Organizations that manage multiple branches across dispersed geographic locations, like hotel chains, petrol stations and retailers, have multifaceted dependencies. Here, network performance outages can halt the business in its tracks, severing the link through which customers engage, card payments are verified and the supply chain is managed.

One such organization demonstrating ‘best practice’ in network management is Tokheim, a global managed service provider specializing in the retail oil and gas industry, whose purpose-built international network connects 5000 petrol service station customers worldwide. The success of Tokheim’s business rests on the quality of its network.

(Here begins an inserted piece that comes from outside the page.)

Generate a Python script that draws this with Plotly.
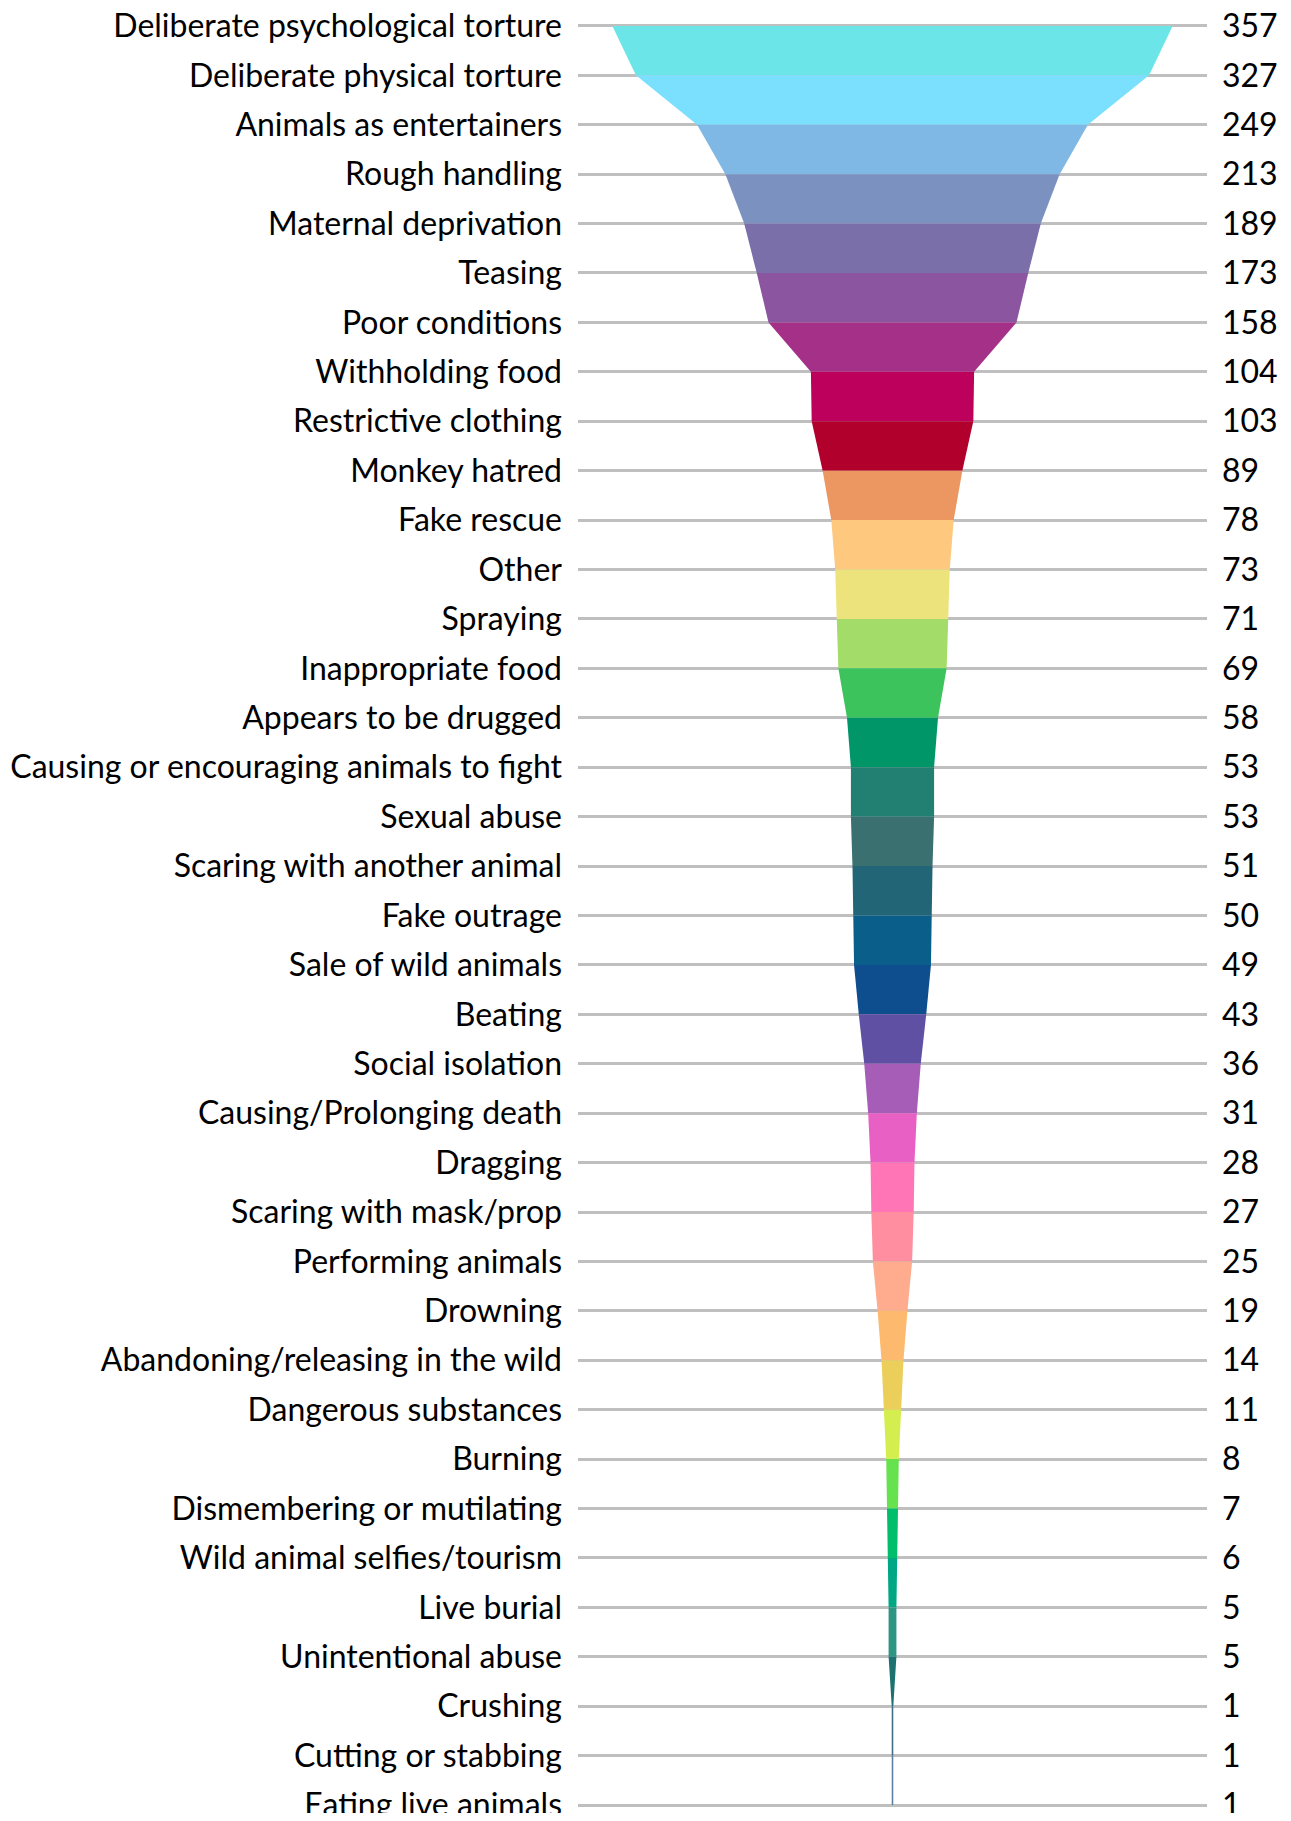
import plotly.graph_objects as go

categories = [
    "Deliberate psychological torture", "Deliberate physical torture", "Animals as entertainers",
    "Rough handling", "Maternal deprivation", "Teasing", "Poor conditions", "Withholding food",
    "Restrictive clothing", "Monkey hatred", "Fake rescue", "Other", "Spraying",
    "Inappropriate food", "Appears to be drugged", "Causing or encouraging animals to fight",
    "Sexual abuse", "Scaring with another animal", "Fake outrage", "Sale of wild animals",
    "Beating", "Social isolation", "Causing/Prolonging death", "Dragging",
    "Scaring with mask/prop", "Performing animals", "Drowning",
    "Abandoning/releasing in the wild", "Dangerous substances", "Burning",
    "Dismembering or mutilating", "Wild animal selfies/tourism", "Live burial",
    "Unintentional abuse", "Crushing", "Cutting or stabbing", "Eating live animals",
]
values = [357, 327, 249, 213, 189, 173, 158, 104, 103, 89, 78, 73, 71, 69, 58, 53, 53, 51,
          50, 49, 43, 36, 31, 28, 27, 25, 19, 14, 11, 8, 7, 6, 5, 5, 1, 1, 1]
colors = [
    "#6CE5E8", "#7BDFFE", "#7FB8E5", "#7B92C1", "#7B6FAA", "#8B55A0", "#A53088", "#BC005C",
    "#B0002B", "#EC9661", "#FEC97E", "#EDE37C", "#A3DC68", "#3CC35B", "#009668", "#228073",
    "#3A7070", "#226577", "#0A5F8A", "#0E4D8E", "#5F50A4", "#A65DB8", "#E960C4", "#FF75B5",
    "#FF8FA0", "#FFAB8E", "#FDB96E", "#EBCF5A", "#D4EE50", "#66E24E", "#00BE6A", "#00A784",
    "#2D9582", "#1B7270", "#3E6C84", "#5B7FA0",
]

n = len(categories)
idx = list(range(n))
fig = go.Figure()

for i in range(n - 1):
    a, b = values[i] / 2, values[i + 1] / 2
    fig.add_trace(go.Scatter(
        x=[-a, a, b, -b, -a], y=[i, i, i + 1, i + 1, i],
        fill="toself", fillcolor=colors[i], mode="lines",
        line=dict(width=0, color=colors[i]), hoverinfo="skip", showlegend=False,
    ))

fig.add_trace(go.Scatter(x=[0], y=[0], yaxis="y2", mode="markers",
                         marker=dict(opacity=0), showlegend=False, hoverinfo="skip"))

font = dict(family="Lato", size=32, color="#000000")
rng = [n - 1 + 0.1, -0.2]
fig.update_layout(
    width=1275, height=1805,
    margin=dict(l=570, r=76, t=8, b=3),
    paper_bgcolor="white", plot_bgcolor="white",
    showlegend=False,
    xaxis=dict(range=[-200.4, 200.4], visible=False, showgrid=False, zeroline=False),
    yaxis=dict(range=rng, tickmode="array", tickvals=idx, ticktext=categories,
               showgrid=True, gridcolor="#BFBFBF", gridwidth=3, zeroline=False,
               showline=False, ticks="", tickfont=font, ticklabelstandoff=15,
               automargin=False, ticklabeloverflow="allow"),
    yaxis2=dict(range=rng, overlaying="y", side="right", tickmode="array", tickvals=idx,
                ticktext=[str(v) for v in values], showgrid=False, zeroline=False,
                showline=False, ticks="", tickfont=font, ticklabelstandoff=14,
                automargin=False, ticklabeloverflow="allow"),
)

fig.write_html("out.html")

In 2013, with the future in mind, Tokheim set about evolving its business-critical network to ensure that it could support the fast growing, always-on transaction environment required by its network of branches To meet performance requirements, Tokheim centralized the application infrastructure management functions needed to monitor the variety of networked point-of-sales (POS) devices deployed on its customers’ forecourts. This upgrade delivers a faster, more reliable payment experience to its customers, supporting its efforts to increase market share. Importantly, the organization also delivered PCI-DSS compliant POS connectivity for its real-time transaction processing and, to minimise the risk of network down time, integrated a number of backup options including 3G and secure VPN remote access to networked locations worldwide.